* [Entries shown]
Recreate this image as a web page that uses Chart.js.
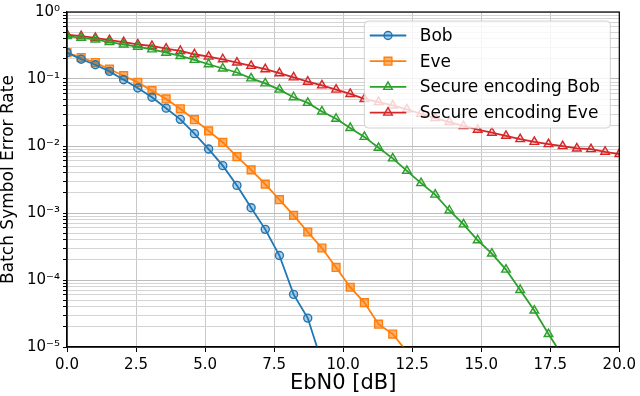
<!DOCTYPE html>
<html>
<head>
<meta charset="utf-8">
<script src="https://cdn.jsdelivr.net/npm/chart.js@4.4.0/dist/chart.umd.min.js"></script>
<style>
body{margin:0;background:#fff;}
</style>
</head>
<body>
<canvas id="grafico" width="640" height="396"></canvas>
<script>
//DATOS
const ebn0=[0,0.513,1.026,1.538,2.051,2.564,3.077,3.590,4.103,4.615,5.128,5.641,6.154,6.667,7.179,7.692,8.205,8.718,9.231,9.744,
    10.256,10.769,11.282,11.795,12.308,12.821,13.333,13.846,14.359,14.872,15.385,15.897,16.410,16.923,17.436,17.949,18.462,18.974,19.487,20];

const bob=[0.247,0.197,0.163,0.130,0.0977,0.0733,0.0535,0.0367,0.0250,0.0153,0.0090,0.00509,0.00258,0.00120,0.00057,0.000232,0.000061,0.000027,0.0000059];

const eve=[0.247,0.209,0.176,0.140,0.112,0.089,0.067,0.0504,0.0359,0.0247,0.0168,0.0113,0.00692,0.00440,0.00270,0.00158,0.00092,0.00052,0.00030,0.000154,
    0.000078,0.000046,0.0000219,0.0000156,0.0000085];

const secureBob=[0.437,0.412,0.389,0.356,0.328,0.303,0.277,0.247,0.221,0.193,0.166,0.1435,0.125,0.102,0.0861,0.0695,0.0534,0.044,0.0328,0.0255,
    0.0186,0.01367,0.0094,0.00653,0.00426,0.00279,0.00188,0.00109,0.000676,0.000392,0.000248,0.000143,0.000071,0.000035,0.0000156,0.0000073];

const secureEve=[0.461,0.437,0.412,0.381,0.356,0.328,0.311,0.284,0.262,0.234,0.216,0.197,0.176,0.157,0.140,0.122,0.1056,0.0912,0.0804,0.0695,
    0.0598,0.0504,0.0451,0.0403,0.0352,0.0303,0.0261,0.0228,0.0199,0.0175,0.0158,0.0142,0.01265,0.01154,0.01067,0.00997,0.00919,0.00899,0.0082,0.00759];

const nombres=['Bob','Eve','Secure encoding Bob','Secure encoding Eve'];
const xTicks=[0,2.5,5,7.5,10,12.5,15,17.5,20];
const decadas=[-5,-4,-3,-2,-1,0];

//ESTILO
const colores=['#1f77b4','#ff7f0e','#2ca02c','#d62728'];
const rellenos=['rgba(31,119,180,0.35)','rgba(255,127,14,0.6)','rgba(44,160,44,0.15)','rgba(214,39,40,0.15)'];
const marcas=['circle','rect','triangle','triangle'];
const radios=[4,5.5,5,5];
const fuente='"DejaVu Sans", sans-serif';

//TICKS DEL EJE Y (mayores y menores)
let yTicks=[];
for(let d of decadas){
    if(d==0){ yTicks.push(1); continue; }
    for(let m=1;m<10;m++){
        yTicks.push(Number((m*Math.pow(10,d)).toPrecision(6)));
    }
}

const sup={'-':'\u207B','0':'\u2070','1':'\u00B9','2':'\u00B2','3':'\u00B3','4':'\u2074','5':'\u2075'};
function esDecada(v){
    let l=Math.log10(v);
    return Math.abs(l-Math.round(l))<1e-9;
}
function etiquetaY(v){
    if(!esDecada(v)) return '';
    let e=String(Math.round(Math.log10(v)));
    return '10'+e.split('').map(c=>sup[c]).join('');
}

function serie(i,valores){
    return {
        label: nombres[i],
        data: valores.map((y,k)=>({x: ebn0[k], y: y})),
        borderColor: colores[i],
        backgroundColor: rellenos[i],
        borderWidth: 1.8,
        pointStyle: marcas[i],
        pointRadius: radios[i],
        pointBorderWidth: 1.4,
        pointBorderColor: colores[i],
        pointBackgroundColor: rellenos[i],
        tension: 0
    };
}

//MARCO NEGRO ALREDEDOR DEL AREA
const marco={
    id:'marco',
    afterDatasetsDraw(chart){
        const {ctx,chartArea}=chart;
        ctx.save();
        ctx.strokeStyle='#000';
        ctx.lineWidth=1.2;
        ctx.strokeRect(chartArea.left,chartArea.top,chartArea.right-chartArea.left,chartArea.bottom-chartArea.top);
        ctx.restore();
    }
};

//LEYENDA DENTRO DEL GRAFICO
const leyenda={
    id:'leyenda',
    afterDatasetsDraw(chart){
        const {ctx,chartArea}=chart;
        const w=246, h=107;
        const x0=chartArea.right-9-w, y0=chartArea.top+9;
        ctx.save();
        ctx.beginPath();
        ctx.roundRect(x0,y0,w,h,4);
        ctx.fillStyle='rgba(255,255,255,0.8)';
        ctx.fill();
        ctx.strokeStyle='rgba(204,204,204,0.9)';
        ctx.lineWidth=1;
        ctx.stroke();
        chart.data.datasets.forEach((ds,i)=>{
            const y=y0+14.5+i*25.7;
            ctx.strokeStyle=ds.borderColor;
            ctx.lineWidth=ds.borderWidth;
            ctx.beginPath();
            ctx.moveTo(x0+5.5,y);
            ctx.lineTo(x0+42,y);
            ctx.stroke();
            ctx.fillStyle=ds.pointBackgroundColor;
            ctx.strokeStyle=ds.pointBorderColor;
            ctx.lineWidth=ds.pointBorderWidth;
            Chart.helpers.drawPoint(ctx,{pointStyle:ds.pointStyle,radius:ds.pointRadius,borderWidth:ds.pointBorderWidth,rotation:0},x0+23.7,y);
            ctx.fillStyle='#000';
            ctx.font='17px '+fuente;
            ctx.textBaseline='middle';
            ctx.textAlign='left';
            ctx.fillText(ds.label,x0+55.5,y+1);
        });
        ctx.restore();
    }
};

const canvas=document.querySelector('#grafico');
const grafico=new Chart(canvas,{
    type:'line',
    data:{
        datasets:[
            serie(0,bob),
            serie(1,eve),
            serie(2,secureBob),
            serie(3,secureEve)
        ]
    },
    options:{
        responsive:false,
        animation:false,
        devicePixelRatio:1,
        layout:{padding:{top:9,right:18,left:0,bottom:0}},
        plugins:{legend:{display:false},tooltip:{enabled:false}},
        scales:{
            x:{
                type:'linear',
                min:0,
                max:20,
                afterBuildTicks:(scale)=>{ scale.ticks=xTicks.map(v=>({value:v})); },
                afterFit:(scale)=>{ scale.height=49; },
                ticks:{
                    color:'#000',
                    font:{family:fuente,size:15},
                    padding:4,
                    maxRotation:0,
                    autoSkip:false,
                    callback:(v)=>Number(v).toFixed(1)
                },
                grid:{color:'#c8c8c8',lineWidth:1,tickLength:5,tickColor:'#000'},
                border:{color:'#000',width:1.2},
                title:{display:true,text:'EbN0 [dB]',color:'#000',font:{family:fuente,size:21,lineHeight:1.2},padding:{top:0,bottom:0}}
            },
            y:{
                type:'logarithmic',
                min:1e-5,
                max:1,
                afterBuildTicks:(scale)=>{ scale.ticks=yTicks.map(v=>({value:v,major:esDecada(v)})); },
                afterFit:(scale)=>{ scale.width=67; },
                ticks:{
                    color:'#000',
                    font:{family:fuente,size:15},
                    padding:3,
                    autoSkip:false,
                    callback:(v)=>etiquetaY(v)
                },
                grid:{
                    color:(c)=>(c.tick && esDecada(c.tick.value)) ? '#bcbcbc' : '#d4d4d4',
                    lineWidth:1,
                    tickLength:4,
                    tickColor:'#000'
                },
                border:{color:'#000',width:1.2},
                title:{display:true,text:'Batch Symbol Error Rate',color:'#000',font:{family:fuente,size:17,lineHeight:1.0},padding:{top:0,bottom:0}}
            }
        }
    },
    plugins:[marco,leyenda]
});
</script>
</body>
</html>
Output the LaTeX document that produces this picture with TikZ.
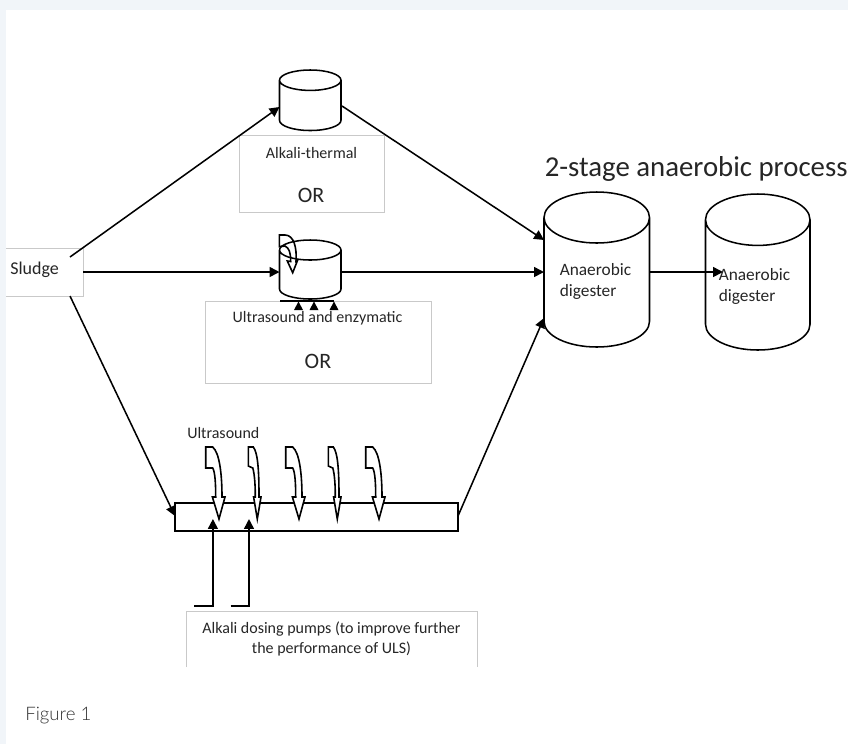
\documentclass[tikz,border=0pt]{standalone}
\usepackage{fontspec}
\setmainfont{Carlito}
\newfontfamily\figfont{Lato Light}
\usetikzlibrary{arrows.meta}
\definecolor{pagebg}{HTML}{F1F5F9}
\definecolor{boxline}{HTML}{C9C9C9}
\definecolor{ink}{HTML}{262626}
\tikzset{
  x=0.75pt,y=-0.75pt,
  flow/.style={line width=1.15pt,draw=black,-{Triangle[length=7.4pt,width=7.4pt]}},
  plainline/.style={line width=1.15pt,draw=black},
  vessel/.style={line width=1.15pt,draw=black},
  labelbox/.style={draw=boxline,line width=0.6pt},
  bent/.style={line width=1.2pt,draw=black,fill=white,line join=miter},
  lbl/.style={inner sep=0pt,text=ink,font=\fontsize{12pt}{15pt}\selectfont,align=center},
  bigor/.style={inner sep=0pt,text=ink,font=\fontsize{16.5pt}{18pt}\selectfont}
}
% name, left, right, top of rim, bottom, rim half-height
\newcommand{\vesselshape}[6]{%
  \pgfmathsetmacro{\rxv}{(#3-#2)/2*0.75}
  \pgfmathsetmacro{\ryv}{#6*0.75}
  \draw[vessel] (#2,#4+#6) arc[start angle=180,end angle=540,x radius=\rxv pt,y radius=\ryv pt]
     (#2,#4+#6) -- (#2,#5-#6) arc[start angle=180,end angle=360,x radius=\rxv pt,y radius=\ryv pt] -- (#3,#4+#6);
  \coordinate (#1) at ({(#2+#3)/2},{(#4+#5)/2});
}
\newcommand{\widebent}[1]{%
  \draw[bent,shift={(#1,0)}] (0,447) -- (0,468) -- (7,468)
    .. controls (9.5,472) and (10,485) .. (10,497) -- (6.7,497) -- (13.3,519) -- (19.3,497) -- (16.3,497)
    .. controls (16.3,475) and (14,453) .. (7,447) -- cycle;
}
\newcommand{\slimbent}[1]{%
  \draw[bent,shift={(#1,0)}] (0,447) -- (0,466) -- (4.5,468)
    .. controls (6.5,475) and (7,487) .. (7,497) -- (5.3,497) -- (9,519) -- (12.7,497) -- (10.7,497)
    .. controls (10.7,475) and (10,453) .. (5,447) -- cycle;
}
\begin{document}
\begin{tikzpicture}
\useasboundingbox (0,0) rectangle (848,744);
\fill[pagebg] (0,0) rectangle (848,744);
\fill[white] (6,10) rectangle (848,744);

% label boxes
\draw[labelbox] (6,248) -- (83,248) -- (83,296) -- (6,296);
\draw[labelbox] (239,135) rectangle (384.5,212);
\draw[labelbox] (205.5,301) rectangle (431,383);
\draw[labelbox] (186,667) -- (186,611.5) -- (477,611.5) -- (477,667);

% vessels
\vesselshape{alkali}{279.5}{341}{70}{130.5}{10.2}
\vesselshape{sono}{279.5}{341}{240}{299}{10}
\vesselshape{digA}{544}{649.5}{192}{347}{25.5}
\vesselshape{digB}{705.5}{810}{194}{350}{25.7}

% named ports
\coordinate (sU) at (70,257);
\coordinate (sM) at (83,272);
\coordinate (sD) at (70,296);
\coordinate (alkIn) at (279.5,107);
\coordinate (alkOut) at (342,106);
\coordinate (sonoIn) at (279.5,272);
\coordinate (sonoOut) at (341,272);
\coordinate (aU) at (544,240);
\coordinate (aM) at (544,272);
\coordinate (aD) at (544,318);
\coordinate (aOut) at (649.5,272);
\coordinate (bIn) at (723,272);
\coordinate (pipeIn) at (175,516);
\coordinate (pipeOut) at (458,516);

% pipe reactor
\node[draw=black,line width=1.15pt,inner sep=0pt,minimum width=212.25pt,minimum height=21pt] (pipe) at (316.5,517) {};

% connectors
\draw[flow] (sU) -- (alkIn);
\draw[flow] (sM) -- (sonoIn);
\draw[flow] (sD) -- (pipeIn);
\draw[flow] (alkOut) -- (aU);
\draw[flow] (sonoOut) -- (aM);
\draw[flow] (pipeOut) -- (aD);
\draw[flow] (aOut) -- (bIn);

% transducers under vessel
\coordinate (baseL) at (280,301);
\coordinate (baseR) at (334,301);
\draw[plainline] (baseL) -- (baseR);
\foreach \px in {298.5,314,334}{
  \fill[black] (\px-4.5,310) -- (\px,301.5) -- (\px+4.5,310) -- cycle;
}

% curved arrow on the vessel
\draw[line width=1.2pt,draw=black,line join=miter] (279.3,235) -- (279.3,246.7) -- (285,246)
  .. controls (289,248) and (290.7,252) .. (290.7,261.5) -- (287.3,261) -- (292.7,272.7) -- (297.3,261) -- (296,261.5)
  .. controls (297,248) and (294,235) .. (285,235) -- cycle;

% ultrasound arrows
\widebent{205.7}
\slimbent{248.3}
\widebent{285.7}
\slimbent{328.3}
\widebent{365.7}

% dosing lines
\coordinate (d1a) at (194,606);
\coordinate (d1b) at (212.9,606);
\coordinate (d1c) at (212.9,519);
\coordinate (d2a) at (230.7,606);
\coordinate (d2b) at (249,606);
\coordinate (d2c) at (249,519);
\draw[flow] (d1a) -- (d1b) -- (d1c);
\draw[flow] (d2a) -- (d2b) -- (d2c);

% texts
\node[lbl,anchor=west,font=\fontsize{13.5pt}{16pt}\selectfont] (tSludge) at (10,269.5) {Sludge};
\node[lbl] (tAT) at (311.5,153) {Alkali-thermal};
\node[bigor] (or1) at (311,195) {OR};
\node[lbl] (tUE) at (317.5,318.5) {Ultrasound and enzymatic};
\node[bigor] (or2) at (318,361) {OR};
\node[lbl,anchor=west] (tUS) at (187,433) {Ultrasound};
\node[lbl,align=center] (tDose) at (331.5,638.5) {Alkali dosing pumps (to improve further\\the performance of ULS)};
\node[lbl,anchor=west,align=left,font=\fontsize{13pt}{15.8pt}\selectfont] (tA) at (559.5,281.5) {Anaerobic\\digester};
\node[lbl,anchor=west,align=left,font=\fontsize{13pt}{15.8pt}\selectfont] (tB) at (718.5,286) {Anaerobic\\digester};
\node[inner sep=0pt,text=ink,anchor=west,font=\fontsize{21.6pt}{24pt}\selectfont] (title) at (544.5,168.5) {2-stage anaerobic process};
\node[inner sep=0pt,text=black!80,anchor=west,font=\figfont\fontsize{14pt}{16pt}\selectfont] (fig) at (25,716) {Figure 1};
\end{tikzpicture}
\end{document}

* [Exercise brief] From the records given above, copy all lines containing "that".

* [Correct output]
Recreate this image as a web page that uses Chart.js.
Output the LaTeX document that produces this picture with TikZ.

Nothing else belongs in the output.